Era sola, tranquilla, in una stanza deserta di una casa che non era la sua. I poliziotti le hanno chiesto come si chiamasse, una, due, tre volte. Alla fine, serafica, ha detto: «Cleo, mi chiamo Cleo». Era proprio lei. Era finito un incubo.
Cleo ha quattro anni. Era scomparsa il 16 ottobre dalla tenda in cui campeggiava con la madre Ellie Smith, la sorella più piccola Isla e il patrigno Jake Gliddon, nel Nord-Ovest dell'Australia, al Blowholes Shacks sul lago McLeod, terra di pescatori e di panorami incontaminati. Diciannove giorni di ricerche sempre più frenetiche e sempre più disperate, con una madre e un intero Paese in ansia, la speranza di un lieto fine che si assottigliava di ora in ora, come sabbia dentro a una clessidra spaventosa. E invece no. Stavolta alla fine della pagina era previsto un sorriso. Poche ore dopo, Cleo era fotografata con un ghiacciolo in mano - e felice di averlo - in un ospedale dove è stata ricoverata solo per controllare che tutto fosse a posto. E fortunatamente lo è.

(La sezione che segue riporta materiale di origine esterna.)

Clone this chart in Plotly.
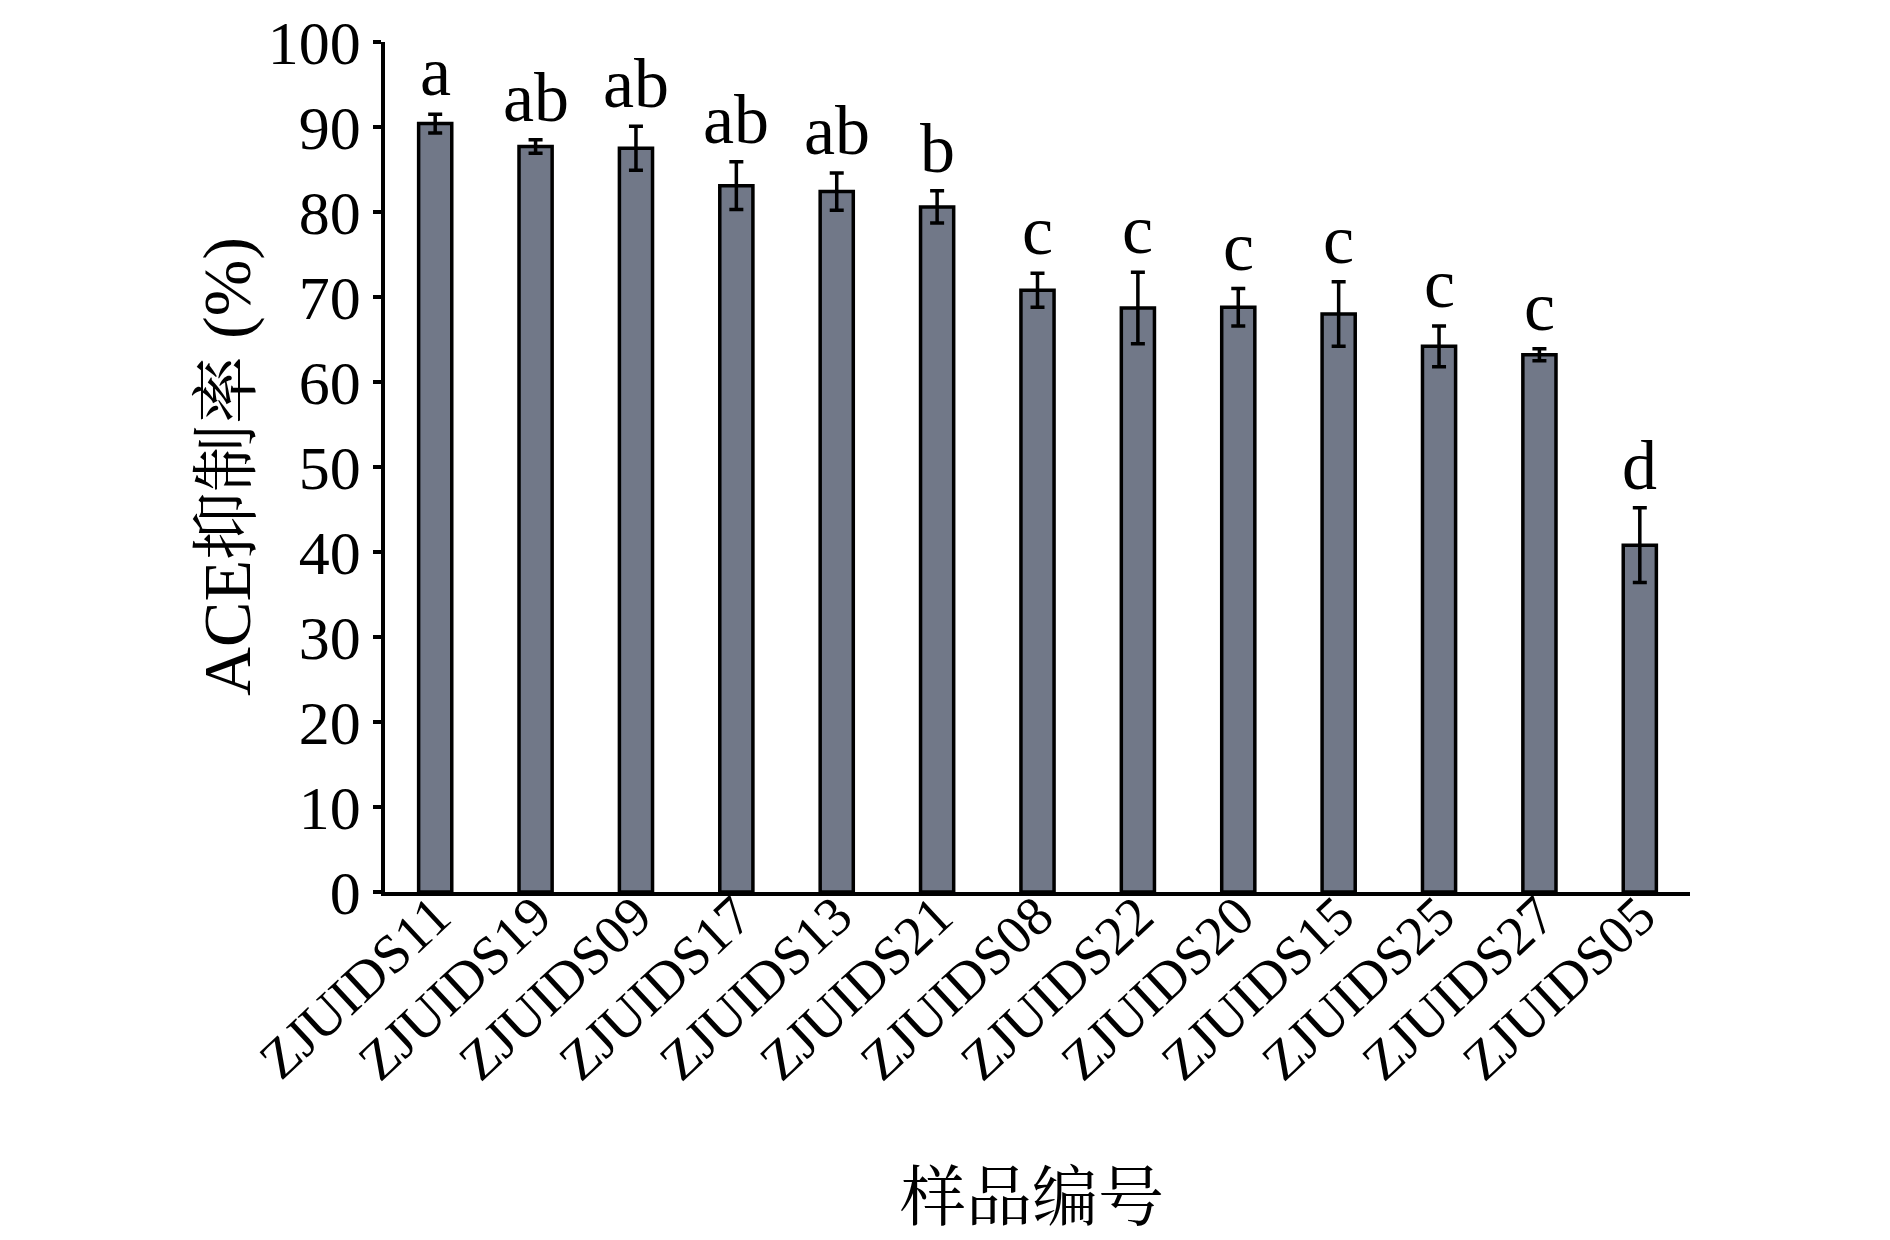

Cleo era stata rapita. Gli inquirenti lo avevano intuito dal fatto che avevano trovato la zip della sua tenda aperta a un'altezza che lei non avrebbe mai potuto raggiungere. Qualcuno, un adulto, doveva averla aperta e aveva portato via la piccola ancora dentro al suo sacco a pelo, intontita dal sonno. L'ultima a vederla era stata la mamma, attorno all'una di notte, quando la piccola le aveva chiesto dell'acqua. Poi era tornata a dormire nel suo sacco a pelo, accanto alla sorellina. La mattina dopo la bambina non c'era più.
Probabilmente a portarla via era stata l'uomo che ieri è stato arrestato, un trentaseienne solitario che viveva nella casa di Carnavon - a pochi chilometri da dove abita la famiglia di Cleo e a 75 chilometri dal campeggio - in cui la notte tra martedì e ieri la polizia ha fatto irruzione sfondando la porta chiusa a chiave. L'uomo, che non ha alcun collegamento con la famiglia di Cleo, non ha precedenti per reati sessuali e non è molto conosciuto in zona. Vive da solo, negli ultimi giorni qualcuno lo aveva notato ad acquistare pannolini in un supermercato, lui che figli non ne ha. Era sembrato circospetto, addirittura losco. E poi c'è chi aveva sentito uscire dalla sua casa il pianto di un bambino. Ora è in carcere e pare che i suoi compagni di cella non lo abbiano accolto a braccia aperte. Uno lo avrebbe picchiato. Si ignorano ancora i motivi del rapimento.
A sbloccare le indagini la «taglia» che le autorità avevano messo
sul caso. Chiunque avesse fornito informazioni per la soluzione del caso avrebbe ricevuto un milione di dollari australiani, pari a circa 643mila euro. Probabilmente è stato questo jackpot a sciogliere la lingua dei vicini.